:: WORK REQUIRED ::
Transcribe the listing below from its opening line up to and including the line that contains "(rl2) -- (rr2);"; reproduce nothing else.

:: GIVEN MATERIAL ::
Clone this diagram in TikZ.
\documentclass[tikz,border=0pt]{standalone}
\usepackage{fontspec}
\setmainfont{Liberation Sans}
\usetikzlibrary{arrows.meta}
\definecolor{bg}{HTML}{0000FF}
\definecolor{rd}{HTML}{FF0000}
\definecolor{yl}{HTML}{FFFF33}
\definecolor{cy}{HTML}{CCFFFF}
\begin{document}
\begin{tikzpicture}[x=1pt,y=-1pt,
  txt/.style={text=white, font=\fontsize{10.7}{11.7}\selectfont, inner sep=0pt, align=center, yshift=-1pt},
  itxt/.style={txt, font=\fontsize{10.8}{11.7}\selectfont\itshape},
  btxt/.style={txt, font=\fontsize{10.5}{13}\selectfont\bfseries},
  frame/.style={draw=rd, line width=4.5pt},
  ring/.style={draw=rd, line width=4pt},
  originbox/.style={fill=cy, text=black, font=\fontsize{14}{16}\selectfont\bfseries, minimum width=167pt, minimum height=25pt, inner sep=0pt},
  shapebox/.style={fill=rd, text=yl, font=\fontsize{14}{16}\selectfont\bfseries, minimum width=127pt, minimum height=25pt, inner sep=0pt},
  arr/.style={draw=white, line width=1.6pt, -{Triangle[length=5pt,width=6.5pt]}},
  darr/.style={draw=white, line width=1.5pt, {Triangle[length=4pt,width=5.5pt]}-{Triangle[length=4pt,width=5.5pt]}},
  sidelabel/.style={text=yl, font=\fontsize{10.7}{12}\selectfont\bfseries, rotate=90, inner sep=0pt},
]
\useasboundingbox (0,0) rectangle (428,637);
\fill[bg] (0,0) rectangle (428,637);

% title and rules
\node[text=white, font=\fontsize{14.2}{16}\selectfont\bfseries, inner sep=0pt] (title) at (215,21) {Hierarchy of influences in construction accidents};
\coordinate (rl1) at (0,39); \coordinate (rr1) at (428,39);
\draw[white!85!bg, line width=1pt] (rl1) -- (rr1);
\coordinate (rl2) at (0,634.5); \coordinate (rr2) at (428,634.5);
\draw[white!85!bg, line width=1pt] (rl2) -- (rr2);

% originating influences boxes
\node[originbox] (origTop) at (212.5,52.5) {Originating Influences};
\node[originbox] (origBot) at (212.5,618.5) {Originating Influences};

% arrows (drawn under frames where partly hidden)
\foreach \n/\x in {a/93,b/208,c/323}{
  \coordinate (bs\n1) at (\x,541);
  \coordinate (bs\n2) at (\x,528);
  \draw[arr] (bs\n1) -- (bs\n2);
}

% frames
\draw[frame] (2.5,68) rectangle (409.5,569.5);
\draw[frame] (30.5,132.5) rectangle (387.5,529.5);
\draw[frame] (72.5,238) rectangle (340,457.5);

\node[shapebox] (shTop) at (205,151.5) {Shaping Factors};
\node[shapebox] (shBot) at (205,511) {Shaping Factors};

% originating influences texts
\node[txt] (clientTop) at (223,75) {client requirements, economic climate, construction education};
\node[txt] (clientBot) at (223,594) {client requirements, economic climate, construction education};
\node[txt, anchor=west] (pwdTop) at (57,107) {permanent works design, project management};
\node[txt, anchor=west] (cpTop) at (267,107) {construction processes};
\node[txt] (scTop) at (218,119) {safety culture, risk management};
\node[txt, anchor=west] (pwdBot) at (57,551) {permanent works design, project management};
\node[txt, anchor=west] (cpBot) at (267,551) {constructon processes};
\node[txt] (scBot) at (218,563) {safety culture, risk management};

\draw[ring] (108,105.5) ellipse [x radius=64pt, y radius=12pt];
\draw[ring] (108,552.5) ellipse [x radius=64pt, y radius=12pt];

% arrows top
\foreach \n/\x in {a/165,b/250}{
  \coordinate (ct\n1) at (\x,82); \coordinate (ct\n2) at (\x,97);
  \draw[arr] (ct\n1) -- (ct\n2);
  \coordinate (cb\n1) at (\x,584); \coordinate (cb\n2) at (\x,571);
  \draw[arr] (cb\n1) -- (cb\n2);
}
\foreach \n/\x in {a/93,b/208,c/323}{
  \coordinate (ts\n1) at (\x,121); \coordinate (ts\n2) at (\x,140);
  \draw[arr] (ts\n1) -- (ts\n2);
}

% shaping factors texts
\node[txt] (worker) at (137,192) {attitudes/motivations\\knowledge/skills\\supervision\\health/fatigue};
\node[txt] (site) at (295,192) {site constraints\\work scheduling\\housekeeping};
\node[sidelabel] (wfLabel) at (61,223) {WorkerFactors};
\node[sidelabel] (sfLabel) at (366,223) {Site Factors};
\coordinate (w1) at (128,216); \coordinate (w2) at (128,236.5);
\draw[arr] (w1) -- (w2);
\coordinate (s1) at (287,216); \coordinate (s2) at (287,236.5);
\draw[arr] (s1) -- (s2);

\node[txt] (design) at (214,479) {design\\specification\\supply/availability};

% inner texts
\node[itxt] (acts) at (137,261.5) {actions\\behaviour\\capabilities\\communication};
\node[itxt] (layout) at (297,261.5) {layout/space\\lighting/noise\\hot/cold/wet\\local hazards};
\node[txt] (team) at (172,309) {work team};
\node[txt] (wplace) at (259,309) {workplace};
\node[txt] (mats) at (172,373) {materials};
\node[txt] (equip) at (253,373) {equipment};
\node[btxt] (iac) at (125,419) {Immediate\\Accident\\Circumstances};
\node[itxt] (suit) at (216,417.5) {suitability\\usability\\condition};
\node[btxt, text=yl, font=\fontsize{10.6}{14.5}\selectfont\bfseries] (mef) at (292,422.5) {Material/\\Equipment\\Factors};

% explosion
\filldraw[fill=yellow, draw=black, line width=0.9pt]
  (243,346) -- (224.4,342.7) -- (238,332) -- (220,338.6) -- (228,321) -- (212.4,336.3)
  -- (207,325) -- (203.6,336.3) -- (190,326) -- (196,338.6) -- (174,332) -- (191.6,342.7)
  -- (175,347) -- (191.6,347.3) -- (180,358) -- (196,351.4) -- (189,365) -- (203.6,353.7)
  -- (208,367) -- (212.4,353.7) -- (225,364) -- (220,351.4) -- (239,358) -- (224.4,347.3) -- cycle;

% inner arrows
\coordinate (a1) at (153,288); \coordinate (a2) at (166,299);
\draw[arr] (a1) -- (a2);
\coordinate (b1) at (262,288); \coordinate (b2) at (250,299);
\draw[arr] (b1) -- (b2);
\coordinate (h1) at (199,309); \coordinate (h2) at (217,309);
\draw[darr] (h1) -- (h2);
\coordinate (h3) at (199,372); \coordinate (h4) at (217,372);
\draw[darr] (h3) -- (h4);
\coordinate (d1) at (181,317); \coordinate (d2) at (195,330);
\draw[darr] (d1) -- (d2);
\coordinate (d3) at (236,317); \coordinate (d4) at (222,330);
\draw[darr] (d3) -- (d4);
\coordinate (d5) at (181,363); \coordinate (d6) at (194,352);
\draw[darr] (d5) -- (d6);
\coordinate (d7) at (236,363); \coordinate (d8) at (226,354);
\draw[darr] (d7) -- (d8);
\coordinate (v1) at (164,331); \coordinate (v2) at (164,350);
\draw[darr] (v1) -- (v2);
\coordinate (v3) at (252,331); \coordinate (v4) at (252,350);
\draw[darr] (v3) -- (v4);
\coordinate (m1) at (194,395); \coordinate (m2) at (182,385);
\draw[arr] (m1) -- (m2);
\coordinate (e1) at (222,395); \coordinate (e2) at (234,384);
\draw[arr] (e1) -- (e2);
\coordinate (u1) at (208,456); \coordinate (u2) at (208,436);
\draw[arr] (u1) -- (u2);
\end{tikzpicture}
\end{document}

:: RESULT OF THE TASK ::
Clone this diagram in TikZ.
\documentclass[tikz,border=0pt]{standalone}
\usepackage{fontspec}
\setmainfont{Liberation Sans}
\usetikzlibrary{arrows.meta}
\definecolor{bg}{HTML}{0000FF}
\definecolor{rd}{HTML}{FF0000}
\definecolor{yl}{HTML}{FFFF33}
\definecolor{cy}{HTML}{CCFFFF}
\begin{document}
\begin{tikzpicture}[x=1pt,y=-1pt,
  txt/.style={text=white, font=\fontsize{10.7}{11.7}\selectfont, inner sep=0pt, align=center, yshift=-1pt},
  itxt/.style={txt, font=\fontsize{10.8}{11.7}\selectfont\itshape},
  btxt/.style={txt, font=\fontsize{10.5}{13}\selectfont\bfseries},
  frame/.style={draw=rd, line width=4.5pt},
  ring/.style={draw=rd, line width=4pt},
  originbox/.style={fill=cy, text=black, font=\fontsize{14}{16}\selectfont\bfseries, minimum width=167pt, minimum height=25pt, inner sep=0pt},
  shapebox/.style={fill=rd, text=yl, font=\fontsize{14}{16}\selectfont\bfseries, minimum width=127pt, minimum height=25pt, inner sep=0pt},
  arr/.style={draw=white, line width=1.6pt, -{Triangle[length=5pt,width=6.5pt]}},
  darr/.style={draw=white, line width=1.5pt, {Triangle[length=4pt,width=5.5pt]}-{Triangle[length=4pt,width=5.5pt]}},
  sidelabel/.style={text=yl, font=\fontsize{10.7}{12}\selectfont\bfseries, rotate=90, inner sep=0pt},
]
\useasboundingbox (0,0) rectangle (428,637);
\fill[bg] (0,0) rectangle (428,637);

% title and rules
\node[text=white, font=\fontsize{14.2}{16}\selectfont\bfseries, inner sep=0pt] (title) at (215,21) {Hierarchy of influences in construction accidents};
\coordinate (rl1) at (0,39); \coordinate (rr1) at (428,39);
\draw[white!85!bg, line width=1pt] (rl1) -- (rr1);
\coordinate (rl2) at (0,634.5); \coordinate (rr2) at (428,634.5);
\draw[white!85!bg, line width=1pt] (rl2) -- (rr2);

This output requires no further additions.